Bu nedenle sosyal medyanın tüm ilişki biçimlerine hem olumlu, hem de olumsuz etkileri oldu. Bu yazıda sosyal medyanın eşler arasındaki etkilerine değinmeye çalışacağım.

Karamsar bir tablo çizmek istemem ama sosyal medyanın eşler arasındaki ilişkilerde çok ciddî olumsuz etkileri var.

Sosyal medya gerçekçi olmayan beklentiler oluşturabilir

Sosyal medyada karşılaştığımız görüntülerin çok çok büyük bir kısmı gerçekçi olmayan, filtrelenmiş gönderilerden oluşur. Filtrelenmiş bu görüntüler, başkalarının gıpta edeceği tarzda görüntülerdir. Daha doğrusu, insanlar paylaşımlarında genellikle hayatlarının en gıpta edilecek kesitlerini sosyal medyaya taşırlar. Özellikle çiftlerin ya da çiftlerden birinin eşiyle olan ilişkilerine ilişkin yaptığı paylaşımlar, yaşamın diğer alanlarındaki paylaşımlara göre daha fazla filtrelenmiş görüntülerden oluşur.

Mükemmel bir hayata sahip olduğunu, mükemmel bir eşe sahip olduğunu ya da mükemmel bir ilişkiye sahip olduğunu göstermeye yönelik paylaşımlar olabildiğince süslenir. Bu görüntüleri izleyen başka çiftler, eğer buradaki filtrelenmiş ve aşırı boca edilmiş kusursuzluk ve mükemmellik görüntüsüyle kendi yaşamlarını karşılaştırırlarsa ilişkilerinde sorunlar ortaya çıkmaya başlar. Bu görüntüleri referans alarak ilişkisini biçimlendirmeye çalışmaksa hayâl kırıklığına yol açar. Bu hayâl kırıklığı ilişkiyi baltalayabilir ya da eşini hor görme, onu beğenmeme, ilişkiyi monoton ve sıkıcı bulma gibi sonuçlar doğurur. Çünkü sosyal medyada gördüğü ve imrendiği mükemmel ilişki ya da ideal olarak düşündüğü ilişki gerçekte onlarca filtreden geçmiş ve defalarca kurgulanmış görüntülerden başka bir şey değildir.

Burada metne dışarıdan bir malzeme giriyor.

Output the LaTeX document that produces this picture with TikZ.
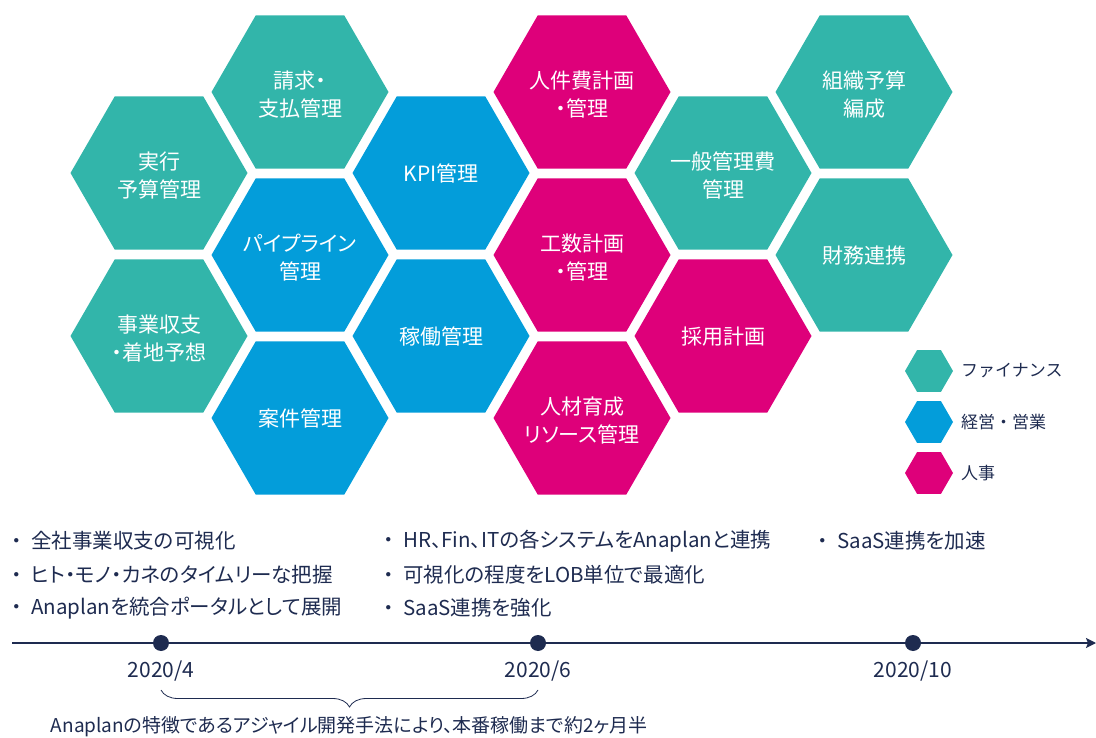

Sosyal medyadan etkilenen çiftler veya çiftlerden biri, oradaki filtrelenmiş ve kurgulanmış yaşam kesitlerini gördüklerinde kendi ilişkilerine yönelik tatminsizlik hissine kapılabilir. Bu da hem iç huzursuzluğa, hem de ilişkide mutsuzluğa yol açar.

Şunu hiçbir zaman unutmamak gerekir: Sosyal medyadaki yaşam kesitleri, hele bir ilişkiye yönelik kesitler, filtrelenmiş, kurgulanmış, hatta aşırı derecede süslenmiş yaşam kesitleridir. Gerçek yaşamda bu yaşam kesitleri hemen hemen hiç yoktur. Onun için sosyal medyadaki yaşam kesitleriyle bir tür kıyaslar yapmak gerçek hayattaki ilişkiye, iletişim ortamına ve zeminine zarar vermekten başka bir işe yaramaz.